─── Supplied records

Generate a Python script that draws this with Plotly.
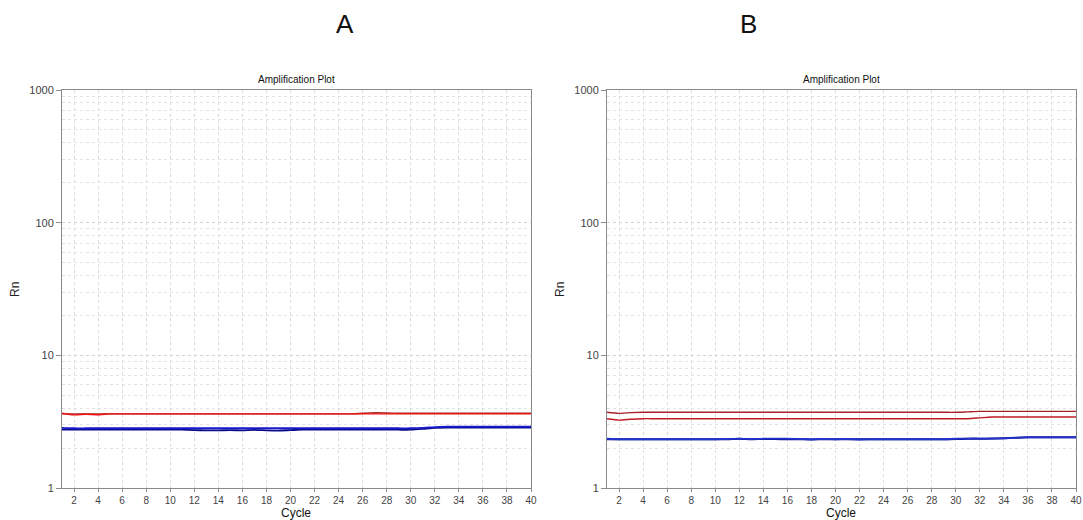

──────
─── Supplied records

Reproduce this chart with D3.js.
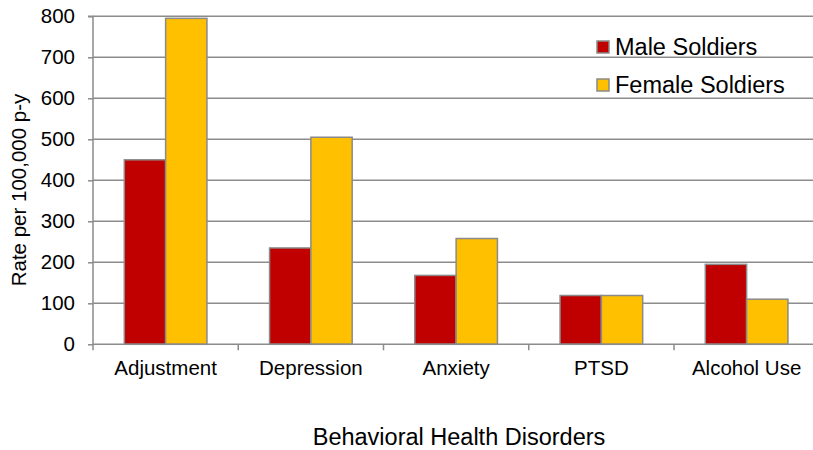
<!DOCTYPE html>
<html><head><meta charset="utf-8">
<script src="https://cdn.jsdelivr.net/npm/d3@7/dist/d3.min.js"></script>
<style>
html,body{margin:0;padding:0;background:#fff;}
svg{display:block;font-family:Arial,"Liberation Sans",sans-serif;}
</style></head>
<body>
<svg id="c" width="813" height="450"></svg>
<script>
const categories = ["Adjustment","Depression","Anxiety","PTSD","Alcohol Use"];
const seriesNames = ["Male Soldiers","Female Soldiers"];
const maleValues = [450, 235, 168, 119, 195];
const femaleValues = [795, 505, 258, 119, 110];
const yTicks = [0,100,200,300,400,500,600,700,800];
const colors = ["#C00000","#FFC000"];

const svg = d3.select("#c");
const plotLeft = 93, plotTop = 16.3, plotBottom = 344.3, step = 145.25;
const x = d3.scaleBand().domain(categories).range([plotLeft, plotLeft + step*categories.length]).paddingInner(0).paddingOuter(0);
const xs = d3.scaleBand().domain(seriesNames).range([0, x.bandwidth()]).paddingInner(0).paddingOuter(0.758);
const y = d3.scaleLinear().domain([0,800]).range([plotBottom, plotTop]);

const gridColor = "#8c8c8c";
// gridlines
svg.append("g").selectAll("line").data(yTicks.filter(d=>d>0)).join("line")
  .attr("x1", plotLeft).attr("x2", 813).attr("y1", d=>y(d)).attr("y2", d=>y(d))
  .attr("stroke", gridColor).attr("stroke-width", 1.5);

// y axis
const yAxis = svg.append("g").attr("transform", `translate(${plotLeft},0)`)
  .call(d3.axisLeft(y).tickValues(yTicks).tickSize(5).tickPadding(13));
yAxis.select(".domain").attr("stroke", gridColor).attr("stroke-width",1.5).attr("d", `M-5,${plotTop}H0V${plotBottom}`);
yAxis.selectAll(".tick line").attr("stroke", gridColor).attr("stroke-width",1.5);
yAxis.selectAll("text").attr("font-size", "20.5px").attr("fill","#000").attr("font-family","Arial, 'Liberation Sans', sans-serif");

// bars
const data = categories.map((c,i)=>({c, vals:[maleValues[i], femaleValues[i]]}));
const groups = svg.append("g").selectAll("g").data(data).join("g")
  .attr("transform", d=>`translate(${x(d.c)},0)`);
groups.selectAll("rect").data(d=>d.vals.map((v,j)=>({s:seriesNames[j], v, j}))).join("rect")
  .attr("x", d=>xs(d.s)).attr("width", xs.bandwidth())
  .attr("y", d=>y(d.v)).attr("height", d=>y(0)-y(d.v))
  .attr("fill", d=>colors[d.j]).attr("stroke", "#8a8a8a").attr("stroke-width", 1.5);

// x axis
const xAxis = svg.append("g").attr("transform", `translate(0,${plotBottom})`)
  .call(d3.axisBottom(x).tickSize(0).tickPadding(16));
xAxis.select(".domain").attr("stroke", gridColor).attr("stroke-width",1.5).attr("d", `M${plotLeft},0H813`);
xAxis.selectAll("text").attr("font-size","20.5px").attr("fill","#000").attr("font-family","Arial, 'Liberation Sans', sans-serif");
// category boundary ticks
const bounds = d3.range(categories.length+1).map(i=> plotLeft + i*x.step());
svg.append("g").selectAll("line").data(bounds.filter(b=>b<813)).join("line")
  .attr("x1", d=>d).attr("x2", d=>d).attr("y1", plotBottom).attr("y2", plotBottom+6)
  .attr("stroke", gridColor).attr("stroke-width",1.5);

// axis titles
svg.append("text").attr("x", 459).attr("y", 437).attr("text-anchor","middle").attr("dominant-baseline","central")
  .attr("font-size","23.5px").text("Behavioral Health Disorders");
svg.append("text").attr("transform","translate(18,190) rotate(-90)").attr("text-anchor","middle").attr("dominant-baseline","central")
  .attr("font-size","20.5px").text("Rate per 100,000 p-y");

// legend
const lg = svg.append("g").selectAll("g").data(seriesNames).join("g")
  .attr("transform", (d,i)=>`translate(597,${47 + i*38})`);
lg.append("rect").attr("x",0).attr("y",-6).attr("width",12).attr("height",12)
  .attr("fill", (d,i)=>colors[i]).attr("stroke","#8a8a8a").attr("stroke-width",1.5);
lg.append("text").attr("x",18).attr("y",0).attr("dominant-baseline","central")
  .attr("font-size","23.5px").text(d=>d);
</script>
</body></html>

──────

## [Task prompt]
From the listing above, copy out each line where the word "this" appears.

## [Completed task]
Generate a Python script that draws this with Plotly.
Reproduce this chart with D3.js.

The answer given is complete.